The Wakefield Noah is about love and mastery within the family unit. In discovering divine love, however, Noah also gains an understanding of obedience. Love produces friendship, and friendship, obedience. Noah must realize that love connects man to God in obedience and that the obedience this love produces will save the world. The commitment to care for his family and for the animals is an essential part of man's relationship to God. God's love sustains earthly life. Evidence in the play does not suggest that Noah ever gains mastery over Uxor, his wife. Uxor's idea of mastery is based on fear and contrasts with the ideas about love which Noah is learning. Finally, when Uxor and Noah fight to a draw, their sons suggest a new way of behaving in which Noah and Uxor will be equals. Ultimately, Noah asserts that love maintains order, not fear.
Daniels, Richard J. "Uxor Noah: A Raven or a Dove?" 14 (1979): 23-32.

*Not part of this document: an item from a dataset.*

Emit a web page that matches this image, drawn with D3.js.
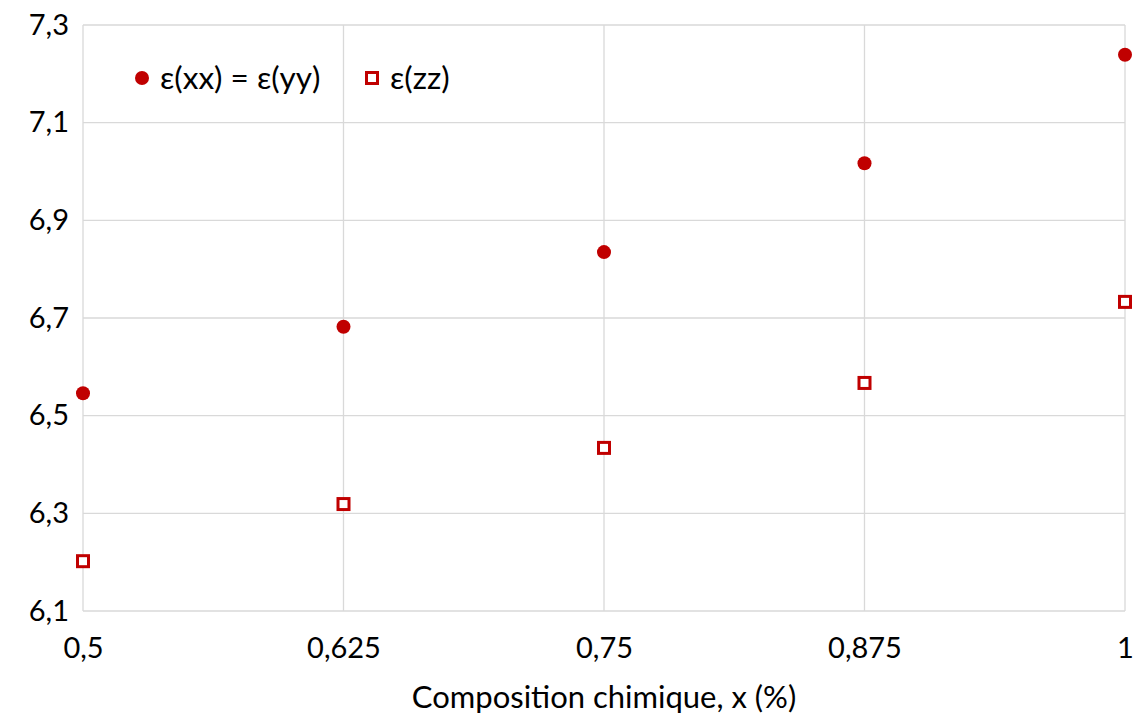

Of the Chester, York, and Towneley Noah plays depicting Uxor as a shrewish wife, the Towneley play shows superior handling of the shrewish wife material. The Towneley Noah speaks more than the Noah characters of the Chester and York cycles, and the Towneley Noah presents solid reasons for God to destroy humankind. In both the York and Chester plays, Uxor refuses, when requested, to enter the ark, but seems agreeable prior to this incident. The Towneley Uxor, however, fights with Noah before the issue of entering the ark arises. In order to convince Uxor to enter the ark the Towneley Noah must beat her into agreeing and receives blows himself in the process. The humanity of this struggle has greater dramatic effect than the smoother relationships depicted in the Chester and York Noah plays. Noah and Uxor reach agreement in the ark, and demonstrate their new accord when they release the raven and the dove. At the end of the play, the Towneley Uxor shows that she is more dove-like (faithful and true) than raven-like (faithless and disobedient).